L’art de l’homélie est difficile. Quand le texte de l’Evangile surgit comme un torrent violent, la glose s’apparente souvent à de l’eau tiède.
Assistant à la messe dimanche dernier, j’ai entendu l’Evangile du jour avec l’étonnement d’un néophyte. Voici ce qu’il mettait dans la bouche de Jésus :
« En toute vérité, je vous le déclare : Au temps du prophète Élie, lorsque la sécheresse et la famine ont sévi pendant trois ans et demi, il y avait beaucoup de veuves en Israël ; pourtant Élie n’a été envoyé vers aucune d’entre elles, mais bien à une veuve étrangère, de la ville de Sarepta, dans le pays de Sidon. Au temps du prophète Élisée, il y avait beaucoup de lépreux en Israël ; pourtant aucun d’eux n’a été purifié, mais bien Naaman, un Syrien. ».

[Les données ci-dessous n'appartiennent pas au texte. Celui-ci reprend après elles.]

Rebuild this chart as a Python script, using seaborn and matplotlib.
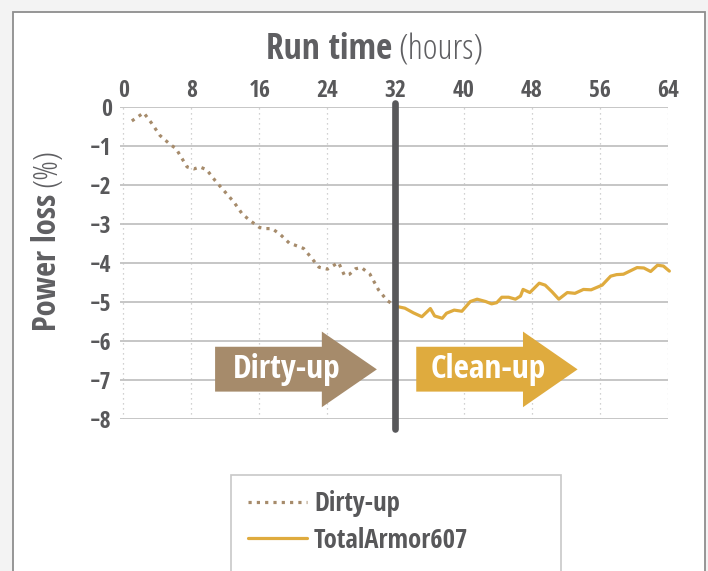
import matplotlib
matplotlib.use("Agg")
import matplotlib.pyplot as plt
from matplotlib import font_manager
from matplotlib.font_manager import FontProperties
from matplotlib.patches import Polygon, Rectangle
import seaborn as sns
import pandas as pd

# ---------------- data ----------------
dirty_hours = [1.0, 2.4, 3.3, 4.3, 5.5, 6.2, 7.5, 8.3, 9.0, 9.8, 10.8, 12.0, 13.0,
               14.0, 15.0, 16.0, 16.7, 17.5, 18.5, 19.5, 20.5, 21.2, 22.0, 23.0,
               24.0, 25.3, 26.0, 26.6, 27.3, 28.0, 29.0, 30.0, 31.0, 32.0]
dirty_loss = [-0.35, -0.14, -0.40, -0.72, -0.95, -1.06, -1.53, -1.58, -1.53, -1.60,
              -1.88, -2.18, -2.43, -2.74, -2.92, -3.08, -3.11, -3.11, -3.27, -3.48,
              -3.56, -3.62, -3.83, -4.10, -4.15, -3.98, -4.31, -4.28, -4.14, -4.11,
              -4.28, -4.68, -4.95, -5.10]
clean_hours = [32.0, 33.1, 34.1, 35.1, 36.1, 36.6, 37.5, 38.0, 38.9, 39.8, 40.8, 41.6,
               42.6, 43.3, 43.9, 44.5, 45.3, 46.1, 46.7, 47.0, 47.8, 48.9, 49.6, 50.4,
               51.2, 52.2, 53.1, 54.1, 55.0, 56.3, 57.3, 58.0, 58.8, 60.4, 61.2, 62.0,
               62.8, 63.5, 64.2]
clean_loss = [-5.10, -5.15, -5.27, -5.37, -5.16, -5.35, -5.41, -5.28, -5.20, -5.23,
              -4.98, -4.92, -4.98, -5.04, -5.01, -4.87, -4.87, -4.92, -4.84, -4.67,
              -4.75, -4.51, -4.56, -4.73, -4.92, -4.75, -4.77, -4.67, -4.68, -4.56,
              -4.33, -4.29, -4.28, -4.11, -4.12, -4.21, -4.05, -4.07, -4.20]
x_ticks = [0, 8, 16, 24, 32, 40, 48, 56, 64]
y_ticks = [0, -1, -2, -3, -4, -5, -6, -7, -8]
series_names = ["Dirty-up", "TotalArmor607"]
phase_labels = ["Dirty-up", "Clean-up"]
switch_hour = 32

# ---------------- fonts ----------------
sns.set_theme(style="white")

WEIGHTS = {"thin": 100, "extralight": 200, "ultralight": 200, "light": 300,
           "normal": 400, "regular": 400, "book": 400, "medium": 500,
           "semibold": 600, "demibold": 600, "bold": 700, "extrabold": 800,
           "heavy": 800, "black": 900}


def weight_of(f):
    w = f.weight
    if isinstance(w, str):
        return WEIGHTS.get(w.lower(), 400)
    return int(w)


def is_condensed(f):
    st = f.stretch
    if isinstance(st, str):
        return "condensed" in st or "narrow" in st
    try:
        return float(st) < 500
    except Exception:
        return False


ttf = font_manager.fontManager.ttflist
family, stretch = "DejaVu Sans", "normal"
for name in ["Liberation Sans Narrow", "Open Sans Condensed", "Roboto Condensed",
             "Noto Sans Condensed", "DejaVu Sans Condensed"]:
    if any(f.name == name for f in ttf):
        family, stretch = name, "normal"
        break
else:
    for name in ["Open Sans", "Noto Sans", "Roboto", "DejaVu Sans"]:
        conds = [f for f in ttf if f.name == name and is_condensed(f)]
        if conds:
            family = name
            st = conds[0].stretch
            stretch = st if isinstance(st, str) else "condensed"
            break


def light_font():
    light_cond = [f for f in ttf if is_condensed(f) and weight_of(f) <= 350
                  and "italic" not in f.style]
    for name in ["Open Sans", "Open Sans Condensed", "Noto Sans", "Noto Sans Condensed",
                 "Roboto", "Roboto Condensed"]:
        for f in light_cond:
            if f.name == name:
                return f.fname
    for name in ["Roboto", "Open Sans", "Noto Sans", "Lato"]:
        cands = [f for f in ttf if f.name == name and weight_of(f) == 300
                 and f.style == "normal" and not is_condensed(f)]
        if cands:
            return cands[0].fname
    return None


LIGHT_PATH = light_font()


def light_props(size):
    if LIGHT_PATH:
        return FontProperties(fname=LIGHT_PATH, size=size)
    return FontProperties(family="DejaVu Sans", weight="light", size=size)


plt.rcParams["font.family"] = [family, "DejaVu Sans"]
plt.rcParams["font.stretch"] = stretch

DIRTY = "#a68b6b"
CLEAN = "#dfab3e"
DARK = "#58585a"
TITLE = "#5f5f62"
GRID = "#c2c2c2"

W, H = 708, 571
fig = plt.figure(figsize=(W / 100, H / 100), dpi=100, facecolor="#f3f3f3")
renderer = fig.canvas.get_renderer()


def fx(px):
    return px / W


def fy(py):
    return 1 - py / H


def fit(t, target, vertical=False):
    """shrink a text so that its length does not exceed target pixels"""
    bb = t.get_window_extent(renderer)
    length = bb.height if vertical else bb.width
    if length > target:
        t.set_fontsize(t.get_fontsize() * target / length)
    return t.get_fontsize()


# white panel
fig.add_artist(Rectangle((fx(13), -0.1), fx(705) - fx(13), fy(12) + 0.1,
                         transform=fig.transFigure, facecolor="white",
                         edgecolor="#8e8e8e", lw=1.3, zorder=-10))

ax = fig.add_axes([fx(120), fy(419.3), fx(668) - fx(120), fy(107.3) - fy(419.3)])
ax.set_facecolor("none")
for s in ax.spines.values():
    s.set_visible(False)

df_dirty = pd.DataFrame({"hours": dirty_hours, "loss": dirty_loss})
df_clean = pd.DataFrame({"hours": clean_hours, "loss": clean_loss})

sns.lineplot(data=df_dirty, x="hours", y="loss", ax=ax, color=DIRTY, lw=2.3,
             linestyle=(0, (1, 1.6)), label=series_names[0], errorbar=None, zorder=3)
sns.lineplot(data=df_clean, x="hours", y="loss", ax=ax, color=CLEAN, lw=2.3,
             label=series_names[1], errorbar=None, zorder=3)
for ln in ax.lines:
    ln.set_clip_on(False)

ax.set_xlim(-0.39, 64.04)
ax.set_ylim(-8, 0)
ax.set_xticks(x_ticks)
ax.set_yticks(y_ticks)
ax.xaxis.tick_top()
ax.set_xlabel("")
ax.set_ylabel("")
ax.set_axisbelow(True)
ax.grid(axis="y", color=GRID, lw=1.3, ls="-")
ax.grid(axis="x", color=GRID, lw=0.9, ls=(0, (1, 3)))
ax.tick_params(axis="x", length=0, pad=3, labelsize=17, labelcolor=DARK)
ax.tick_params(axis="y", length=0, pad=6, labelsize=17, labelcolor=DARK)
for lab in ax.get_xticklabels() + ax.get_yticklabels():
    lab.set_fontweight("bold")

# vertical divider at the switch from dirty-up to clean-up
ax.plot([switch_hour, switch_hour], [0.11, -8.25], color=DARK, lw=4.8,
        solid_capstyle="round", clip_on=False, zorder=4)


# phase arrows
def arrow(x0, xb, xt, color, text, tx, target_w):
    pts = [(x0, -6.14), (xb, -6.14), (xb, -5.75), (xt, -6.72), (xb, -7.69),
           (xb, -7.29), (x0, -7.29)]
    ax.add_patch(Polygon(pts, closed=True, facecolor=color, edgecolor="none",
                         zorder=2, clip_on=False))
    t = ax.text(tx, -6.95, text, color="white", fontsize=24, fontweight="bold",
                ha="center", va="baseline", zorder=5)
    fit(t, target_w)


arrow(10.79, 23.34, 29.81, DIRTY, phase_labels[0], 19.2, 112)
arrow(34.44, 46.99, 53.41, CLEAN, phase_labels[1], 42.9, 122)

# title: "Run time (hours)"
t1 = fig.text(0, fy(59.3), "Run time", fontsize=25.5, fontweight="bold", color=TITLE,
              ha="left", va="baseline")
t2 = fig.text(0, fy(59.3), "(hours)", fontproperties=light_props(25.5), color=TITLE,
              ha="left", va="baseline")
fit(t1, 126)
fit(t2, 90)
w1 = t1.get_window_extent(renderer).width
w2 = t2.get_window_extent(renderer).width
start = 375 - (w1 + 6 + w2) / 2
t1.set_x(fx(start))
t2.set_x(fx(start + w1 + 6))

# y label: "Power loss (%)"
y1 = fig.text(fx(56.5), 0, "Power loss", fontsize=24, fontweight="bold", color=TITLE,
              rotation=90, rotation_mode="anchor", ha="left", va="baseline")
y2 = fig.text(fx(56.5), 0, "(%)", fontproperties=light_props(24), color=TITLE,
              rotation=90, rotation_mode="anchor", ha="left", va="baseline")
fit(y1, 138, vertical=True)
fit(y2, 50, vertical=True)
h1 = y1.get_window_extent(renderer).height
h2 = y2.get_window_extent(renderer).height
ystart = 240 + (h1 + 7 + h2) / 2
y1.set_y(fy(ystart))
y2.set_y(fy(ystart - h1 - 7))

# legend frame (runs past the bottom edge like the reference)
fig.add_artist(Rectangle((fx(230.7), -0.1), fx(561) - fx(230.7), fy(475) + 0.1,
                         transform=fig.transFigure, facecolor="white",
                         edgecolor="#c8c8c8", lw=1.2, zorder=-5))

probe = fig.text(0, 0, series_names[1], fontsize=20, fontweight="bold")
leg_size = fit(probe, 154)
probe.remove()

leg = ax.legend(loc="center left", bbox_to_anchor=(fx(248), fy(522)),
                bbox_transform=fig.transFigure, frameon=False, borderaxespad=0,
                borderpad=0, handlelength=2.25 * 19 / leg_size, handletextpad=0.25,
                labelspacing=0.35 * 19 / leg_size,
                prop={"size": leg_size, "weight": "bold"})
for t in leg.get_texts():
    t.set_color(DARK)

fig.savefig("out.png", dpi=100, facecolor=fig.get_facecolor())
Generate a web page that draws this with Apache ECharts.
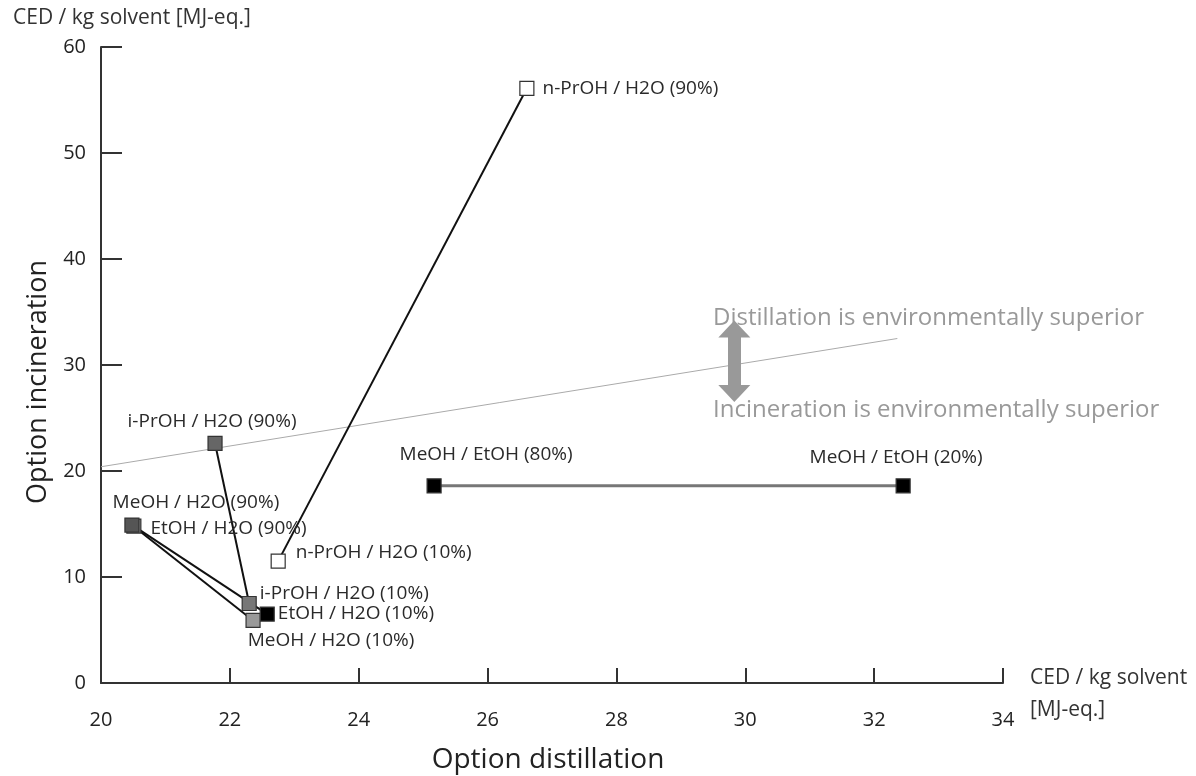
<!DOCTYPE html>
<html>
<head>
<meta charset="utf-8">
<script src="https://cdn.jsdelivr.net/npm/echarts@6/dist/echarts.min.js"></script>
<style>
  html, body { margin: 0; padding: 0; background: #fff; }
  #chart { width: 1196px; height: 776px; }
</style>
</head>
<body>
<div id="chart"></div>
<script>
// Points (x: CED distillation, y: CED incineration)
const pointNames = [
  'n-PrOH / H2O (90%)', 'n-PrOH / H2O (10%)',
  'i-PrOH / H2O (90%)', 'i-PrOH / H2O (10%)',
  'EtOH / H2O (90%)', 'EtOH / H2O (10%)',
  'MeOH / H2O (90%)', 'MeOH / H2O (10%)',
  'MeOH / EtOH (80%)', 'MeOH / EtOH (20%)'
];
const distillX = [26.61, 22.75, 21.77, 22.30, 20.51, 22.58, 20.48, 22.36, 25.17, 32.45];
const incinerY = [56.1, 11.5, 22.6, 7.5, 14.8, 6.5, 14.9, 5.9, 18.6, 18.6];
// which points are joined by a line
const pairs = [[0, 1], [2, 3], [4, 5], [6, 7], [8, 9]];

// break-even line
const breakEvenX = [20, 32.36];
const breakEvenY = [20.4, 32.5];

// double arrow
const arrowX = 29.83;
const arrowY = [33.4, 27.3];

const xTicks = [20, 22, 24, 26, 28, 30, 32, 34];
const yTicks = [0, 10, 20, 30, 40, 50, 60];

// styling per point (kept apart from the data)
const pointStyle = [
  { fill: '#fff', label: { position: 'right', distance: 8 } },
  { fill: '#fff', label: { position: 'right', distance: 10, offset: [0, -9] } },
  { fill: '#666', label: { position: 'top', distance: 5, offset: [-3, 0] } },
  { fill: '#777', label: { position: 'right', distance: 3, offset: [0, -10] } },
  { fill: '#888', label: { position: 'right', distance: 9, offset: [0, 2] } },
  { fill: '#000', label: { position: 'right', distance: 3, offset: [0, -1] } },
  { fill: '#555', label: { position: 'top', distance: 5, offset: [64, 0] } },
  { fill: '#999', label: { position: 'bottom', distance: 3, offset: [78, 0] } },
  { fill: '#000', label: { position: 'top', distance: 14, offset: [52, 0] } },
  { fill: '#000', label: { position: 'top', distance: 11, offset: [-7, 0] } }
];
const lineColors = ['#111', '#111', '#111', '#111', '#777'];

const font = '"Open Sans", "Noto Sans", sans-serif';
const chart = echarts.init(document.getElementById('chart'));

const pairSeries = pairs.map((p, k) => ({
  type: 'line',
  symbol: 'rect',
  symbolSize: 14,
  z: 3,
  lineStyle: { color: lineColors[k], width: k === 4 ? 3 : 2 },
  data: p.map(i => ({
    name: pointNames[i],
    value: [distillX[i], incinerY[i]],
    itemStyle: { color: pointStyle[i].fill, borderColor: '#333', borderWidth: 1.2 },
    label: Object.assign({
      show: true,
      formatter: '{b}',
      color: '#2a2a2a',
      fontSize: 19,
      fontFamily: font
    }, pointStyle[i].label)
  }))
}));

chart.setOption({
  animation: false,
  grid: { left: 101, right: 193, top: 47, bottom: 93 },
  xAxis: {
    type: 'value', min: 20, max: 34, interval: 2,
    axisLine: { lineStyle: { color: '#333', width: 2 } },
    axisTick: { inside: true, length: 15, lineStyle: { color: '#333', width: 2 } },
    splitLine: { show: false },
    axisLabel: { margin: 27, color: '#222', fontSize: 20, fontFamily: font,
      formatter: v => xTicks.includes(v) ? String(v) : '' }
  },
  yAxis: {
    type: 'value', min: 0, max: 60, interval: 10,
    axisLine: { lineStyle: { color: '#333', width: 2 } },
    axisTick: { inside: true, length: 21, lineStyle: { color: '#333', width: 2 } },
    splitLine: { show: false },
    axisLabel: { margin: 15, color: '#222', fontSize: 20, fontFamily: font,
      formatter: v => yTicks.includes(v) ? String(v) : '' }
  },
  graphic: [
    { type: 'text', x: 13, y: 18, style: { text: 'CED / kg solvent [MJ-eq.]', fill: '#333', font: '21px ' + font, verticalAlign: 'middle' } },
    { type: 'text', x: 1030, y: 678, style: { text: 'CED / kg solvent', fill: '#333', font: '21px ' + font, verticalAlign: 'middle' } },
    { type: 'text', x: 1030, y: 710, style: { text: '[MJ-eq.]', fill: '#333', font: '21px ' + font, verticalAlign: 'middle' } },
    { type: 'text', x: 548, y: 760, style: { text: 'Option distillation', fill: '#222', font: '28px ' + font, align: 'center', verticalAlign: 'middle' } },
    { type: 'text', x: 38, y: 382, rotation: Math.PI / 2, style: { text: 'Option incineration', fill: '#222', font: '27px ' + font, align: 'center', verticalAlign: 'middle' } },
    { type: 'text', x: 713, y: 318, style: { text: 'Distillation is environmentally superior', fill: '#999', font: '24px ' + font, verticalAlign: 'middle' } },
    { type: 'text', x: 713, y: 410, style: { text: 'Incineration is environmentally superior', fill: '#999', font: '24px ' + font, verticalAlign: 'middle' } }
  ],
  series: [
    {
      type: 'line',
      symbol: 'none',
      z: 1,
      lineStyle: { color: '#aaa', width: 1 },
      data: breakEvenX.map((x, i) => [x, breakEvenY[i]]),
      markLine: {
        silent: true,
        symbol: ['triangle', 'triangle'],
        symbolSize: [32, 17],
        lineStyle: { color: '#999', width: 13, type: 'solid', cap: 'butt' },
        itemStyle: { color: '#999' },
        label: { show: false },
        data: [[{ coord: [arrowX, arrowY[0]] }, { coord: [arrowX, arrowY[1]] }]]
      }
    }
  ].concat(pairSeries)
});
</script>
</body>
</html>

Et l’Evangéliste poursuit : « À ces mots, dans la synagogue, tous devinrent furieux. Ils se levèrent, poussèrent Jésus hors de la ville, et le menèrent jusqu’à un escarpement de la colline où la ville est construite, pour le précipiter en bas. Mais lui, passant au milieu d’eux, allait son chemin. »
Voilà donc un homme qui annonce à ses coreligionnaires que c’est en-dehors de leur cercle pieux que les choses se passent, chez des étrangers, des impies. Voici ses coreligionnaires outrés au point de vouloir le lyncher. Et voici que cet homme, sans se laisser intimider, fend la foule et va son chemin.
On sait que l’accusation de blasphème et d’impiété valut à Jésus la peine capitale. Aujourd’hui, elle conduit à la destruction des mausolées de Tombouctou et à la tentative d’assassinat de la jeune pakistanaise Malaya Yousafzai, coupable de promouvoir l’éducation des filles.
Le Monde du 3 février relate que des Catholiques traditionnalistes sont jugés à Paris pour avoir perturbé à coups de sifflet et de boules puantes la pièce de Romeo Castellucci « sur le concept du visage du fils de Dieu » en octobre 2011. Il n’y a nul doute que Jésus de Nazareth, revenant aujourd’hui, se sentirait plus proche des comédiens et des artistes provocateurs que des dévots de Saint Nicolas du Chardonnet ; il n’y a nul doute que ceux-ci ne ménageraient pas leurs efforts pour le réduire au silence.
Dans la majorité des assemblées dominicales toutefois, la violence du conflit qui oppose Jésus aux pratiquants du culte est occultée. Il n’y a plus trace de préférence pour ceux du dehors aux dépens de ceux du dedans. L’homélie souligne la mission universelle du Christ. Le torrent de passion de l’Evangile se transforme en eau tiède.